Lawrence Mead's Beyond Entitlement (1986): “unlike the poor of generations past, today's hard-core impoverished lack the skills, habits, and values that would enable them to become self-reliant. Therefore, they need substantial, morally authoritative intervention.

“It may be that WPA-style public jobs, which Wilson strongly advocates, could reverse the disintegration of the black family, drive crack cocaine from the ghettos, and transform the negative attitudes toward work and responsibility expressed by the young black men in Wilson's urban laboratory. But I suspect that more, much more, will be needed.”

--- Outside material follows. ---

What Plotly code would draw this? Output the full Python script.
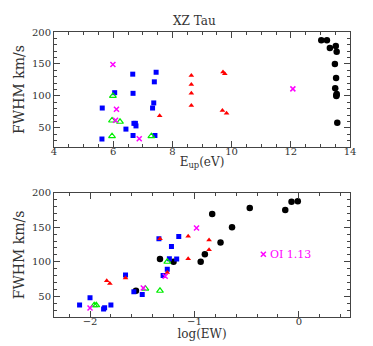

“I suspect that even the most enlightened interventionist social policy will not be capable of changing the entrenched patterns of child rearing and social interaction by which personal incapacity-criminal violence, promiscuous sexuality, early unwed childbearing, academic failure are passed from one generation to the next. I suspect that the moral life of the urban poor will have to be transformed before the most marginalized souls will be able to seize such opportunities as may exist.”

a.      Perhaps responsible men whose lives are already well organized are able to keep faith with both their employers and their families.

b.      Perhaps people who place a high value on being self-supporting are not deterred from a couple hours' commute on a bus.

c.       Perhaps women who are energetic and disciplined can hold down jobs while sustaining the kinds of relationships with friends and relatives that make informal child care possible.

d.      The fact that most criminals are unemployed is not sufficient proof that unstable ghetto youths will prefer minimum-wage public employment to entry-level positions in the crack trade.


6.      Furthermore, the experience of Hispanics in America casts doubt on Wilson’s theories:

“Comparative data on the experience of poor, unskilled Mexican immigrants in Chicago [reveals that] neither the employment experience nor the familial attachments of Mexican immigrants are as weak as those of native-born black Americans. This contrast is not lost on employers, who report sharp differences in the reliability and trustworthiness of Mexican versus black labor. Wilson suggests that, because Mexican immigrants still bear the imprint of their rural, Catholic social origins, they are more likely than blacks to put up with grief on the job. But he predicts that, over time, the attitudes and behaviors of Mexicans will begin to resemble those of ghetto blacks. Maybe, maybe not.”

7.      Conclusion:

Wilson has failed to ask the hard questions.
 

a.      Exactly what interventions can counteract the impact on early-childhood cognitive development of bad parenting by ignorant and depressed teenage girls?

b.      How can urban neighborhoods be rescued from criminally violent adolescents while also affording some prospect that the youths in question can be helped to construct-not reconstruct-decent lives?

c.       What specific reforms are needed in the educational system before the underclass can become minimally competitive in the modern economy?

d.      Can the seductive power of gangs, and more generally of degenerative ghetto culture, be neutralized?

e.      Is there any way to fire the ambition of ghetto youths without resorting to the burnt-out ideologies of racial revolution or the pipe dreams of athletic or entertainment superstardom?

f.         Is it possible to replace these fantasies with a healthier, more realistic assessment of individual life chances in this free and prosperous nation, which remains the leading destination of indigent people from around the world?